There’s a lingering cultural blockage of lingering boomers in comedy especially, and tonight’s guests are brilliant performers who deserve the size of audience a household name like Merton delivers.
Tonight’s guests, Alexander Jeremy, of Shoot From The Hip, and Susan Harrison, best known for the musical improv Showstoppers, are both brilliant here, as is the musical accompaniment, Jordan Paul Clarke, who shades and embellishes the scenes so perfectly you barely notice he’s there, like a good goalkeeper or ego-free referee.
This feels like Webster’s show. She hosts and comperes, while Merton lurks amiably in the background during the changeovers. The show is in the short form “game” format, one considered a bit basic bitch by long-form aficionados, but perfect for a Wednesday early evening crowd who are already on their second bottle of wine.
Audience participation in improv is never cruel, and here is limited to shouted suggestions, sound-effects, and one front-row member acting as puppeteer in one game, her exasperation as funny as the performer ad libs and increasingly painful-looking body positions.
We see several classic games, including Freeze Tag, The Three Headed Expert, and a variation on Guess The Job in which Merton has to guess what excuses he himself has made for being late to work, as suggested by the audience (he travelled on a sexually frustrated ostrich while wearing a fedora, apparently).
Jeremy is perfect as the sexually frustrated ostrich, unbuttoning his shirt seductively at the audience, and Harrison is an immediately believable officious boss, by turns firm and accepting as she leads Merton through his ridiculous predicament.
After a slightly nervous start, not helped by some injudicious edits by the senior players, Jeremy and Harrison get more and more stage time, and the audience begins to trust them as implicitly as they do Webster and Merton, the latter of whom – as always – acts like he’s just got off a Tooting omnibus and accidentally shambled into the role of national treasure.
The secret? Simple really: decades of practice until one can appear brilliantly unbothered while the feet are pedalling furiously just below the waterline.
It’s interesting to see the contrasting approaches of the veteran and younger performers. Merton is basically always playing a version of Merton, happy mainly in his own accent and to break the fourth wall with sarcastic asides.
Webster is by turns mock-posh and filthy, her characters forever with their arses hanging out of a car window, or equally cursed and blessed by the possession of voice-activated all-body vibrators.
Jeremy and Harrison, meanwhile, have a wider range of voices, accents, characters, and beautifully convincing mannerisms. The Emotions sketch showcases Harrison’s skills here particularly, her frame exploding with rage or lust, while Jeremy gets the laughs simply by pretending to be French.

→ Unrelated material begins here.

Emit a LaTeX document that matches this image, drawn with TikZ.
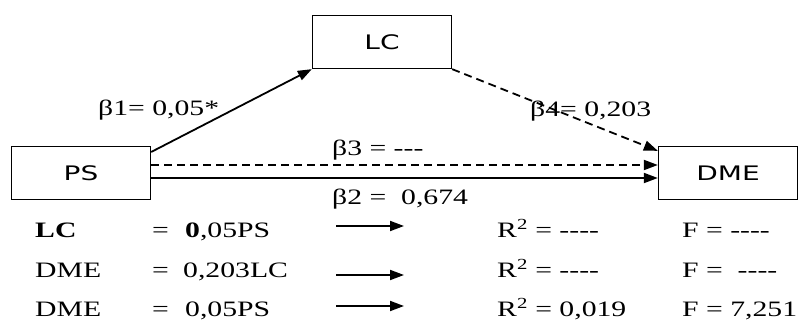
\documentclass[tikz,border=0pt]{standalone}
\usepackage{fontspec}
\setmainfont{Liberation Serif}[FakeStretch=1.35]
\newfontfamily\boxfont{DejaVu Sans}[FakeStretch=1.4]
\usetikzlibrary{arrows.meta}

\begin{document}
\begin{tikzpicture}[x=1pt, y=-1pt,
  box/.style={rectangle, draw=black, line width=1.3pt, minimum width=139pt,
              minimum height=53pt, font=\boxfont\fontsize{20}{24}\selectfont},
  arr/.style={-{Triangle[length=14pt,width=10pt]}, line width=1.8pt},
  dashline/.style={dash pattern=on 8pt off 5pt},
  lbl/.style={inner sep=0pt, anchor=base west, font=\fontsize{22}{26}\selectfont}
]
\useasboundingbox (0,0) rectangle (799,323);

\node[box] (lc) at (382,42) {LC};
\node[box] (ps) at (81,173) {PS};
\node[box] (dme) at (728,173) {DME};

\draw[arr] ([yshift=21pt]ps.east) -- (lc.south west);
\draw[arr, dashline] (lc.south east) -- ([yshift=-5pt]dme.north west);
\draw[arr, dashline] ([yshift=8pt]ps.east) -- ([yshift=8pt]dme.west);
\draw[arr] ([yshift=-5pt]ps.east) -- ([yshift=-5pt]dme.west);

\node[lbl] (b1) at (98,116) {β1= 0,05*};
\node[lbl] (b4) at (530,117) {β4= 0,203};
\node[lbl] (b3) at (332,156) {β3 = -{}-{}-};
\node[lbl] (b2) at (332,204) {β2 =\ \ 0,674};

\node[lbl] (lhs1) at (35,237) {\textbf{LC}};
\node[lbl] (eq1) at (152,237) {=};
\node[lbl] (rhs1) at (185,237) {\textbf{0},05PS};
\node[lbl] (rsq1) at (497,237) {R\textsuperscript{2} = -{}-{}-{}-};
\node[lbl] (f1) at (682,237) {F = -{}-{}-{}-};

\node[lbl] (lhs2) at (35,277) {DME};
\node[lbl] (eq2) at (152,277) {=};
\node[lbl] (rhs2) at (183,277) {0,203LC};
\node[lbl] (rsq2) at (497,277) {R\textsuperscript{2} = -{}-{}-{}-};
\node[lbl] (f2) at (682,277) {F =\ \ -{}-{}-{}-};

\node[lbl] (lhs3) at (35,316) {DME};
\node[lbl] (eq3) at (152,316) {=};
\node[lbl] (rhs3) at (185,316) {0,05PS};
\node[lbl] (rsq3) at (497,316) {R\textsuperscript{2} = 0,019};
\node[lbl] (f3) at (682,316) {F = 7,251};

\coordinate (s1) at (336,226);
\coordinate (e1) at (404,226);
\coordinate (s2) at (336,275);
\coordinate (e2) at (404,275);
\coordinate (s3) at (336,306);
\coordinate (e3) at (404,306);
\draw[arr] (s1) -- (e1);
\draw[arr] (s2) -- (e2);
\draw[arr] (s3) -- (e3);
\end{tikzpicture}
\end{document}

But Webster and Merton still have the edge when it comes to punchlines.
The second half allows the cast to stretch their wings a bit more, with lovely improvised songs from Webster and Harrison, and a madcap, audience-scripted farce which takes in love, indecent exposure, and an old couple embarking on an exciting new adventure.

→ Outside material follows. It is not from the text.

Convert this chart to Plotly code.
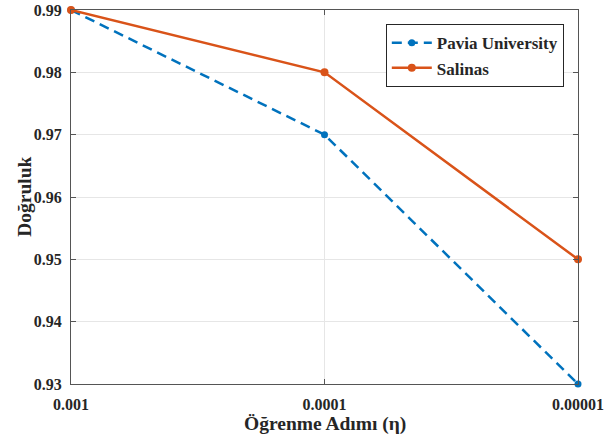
import plotly.graph_objects as go

categories = ["0.001", "0.0001", "0.00001"]
pavia = [0.99, 0.97, 0.93]
salinas = [0.99, 0.98, 0.95]
y_ticks = [0.93, 0.94, 0.95, 0.96, 0.97, 0.98, 0.99]

font_family = "Liberation Serif, Times New Roman, serif"

fig = go.Figure()
fig.add_trace(go.Scatter(
    x=categories, y=pavia, name="<b>Pavia University</b>",
    mode="lines+markers", cliponaxis=False,
    line=dict(color="#0072BD", width=2.5, dash="10px,6px"),
    marker=dict(symbol="circle", size=7, color="#0072BD"),
))
fig.add_trace(go.Scatter(
    x=categories, y=salinas, name="<b>Salinas</b>",
    mode="lines+markers", cliponaxis=False,
    line=dict(color="#D95319", width=2.5),
    marker=dict(symbol="circle", size=8, color="#D95319"),
))

axis_common = dict(
    showline=True, linecolor="#555555", linewidth=1, mirror="ticks",
    showgrid=True, gridcolor="#E6E6E6", gridwidth=1,
    ticks="inside", ticklen=5, tickcolor="#555555",
    tickfont=dict(family=font_family, size=16, color="#262626"),
    zeroline=False, automargin=False,
)

fig.update_layout(
    width=606, height=441,
    margin=dict(l=71, r=28, t=10, b=57),
    plot_bgcolor="white", paper_bgcolor="white",
    font=dict(family=font_family, color="#262626"),
    xaxis=dict(
        **axis_common, type="category", range=[0, 2],
        tickvals=categories, ticktext=[f"<b>{c}</b>" for c in categories],
        ticklabelstandoff=6,
    ),
    yaxis=dict(
        **axis_common, range=[0.93, 0.99], tickvals=y_ticks,
        ticktext=[f"<b>{v:.2f}</b>" for v in y_ticks],
        ticklabelstandoff=5,
    ),
    legend=dict(
        x=0.972, y=0.962, xanchor="right", yanchor="top",
        bgcolor="white", bordercolor="#262626", borderwidth=1,
        font=dict(family=font_family, size=17, color="#262626"),
        tracegroupgap=0, itemwidth=40,
    ),
    showlegend=True,
    annotations=[
        dict(text="<b>Öğrenme Adımı (η)</b>", xref="paper", yref="paper",
             x=0.5, y=-0.107, xanchor="center", yanchor="middle", showarrow=False,
             font=dict(family=font_family, size=19.5, color="#262626")),
        dict(text="<b>Doğruluk</b>", xref="paper", yref="paper",
             x=-0.093, y=0.5, xanchor="center", yanchor="middle", showarrow=False,
             textangle=-90,
             font=dict(family=font_family, size=19.5, color="#262626")),
    ],
)

fig.write_html("out.html", post_script="document.body.style.margin='0';",
               config={"displayModeBar": False})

This, of course, works as a tagline for the show as a whole.
Paul Merton and Suki Webster’s Improv Show is every Wednesday at 7:30pm at the Comedy Store, London.
Google threw this up, appropriately enough. What a vile, ageist attention seeker you are. Managed about 6 paras and shall never be experiencing another word of your bile.
Hi Martin – was there any aspect of the review you particularly disagreed with? Were you at the show yourself? If you’d managed beyond six paragraphs you’d probably find this was a pretty positive review of the show, though I stand by my point that the Comedy Store isn’t the cultural powerhouse it once was and comedy generally has a problem with letting younger and more diverse talent through.
Also calling me “vile” and “an attention seeker” seems a bit much. Is everything ok with you ? You’re just an anonymous name on the internet, I don’t know who you are or what you’re going through. But if things are tough for you at the moment, I’d find better outlets for that rage and anger than screaming insults at someone you’ve never met for having the temerity to write a broadly positive comedy review for a newspaper.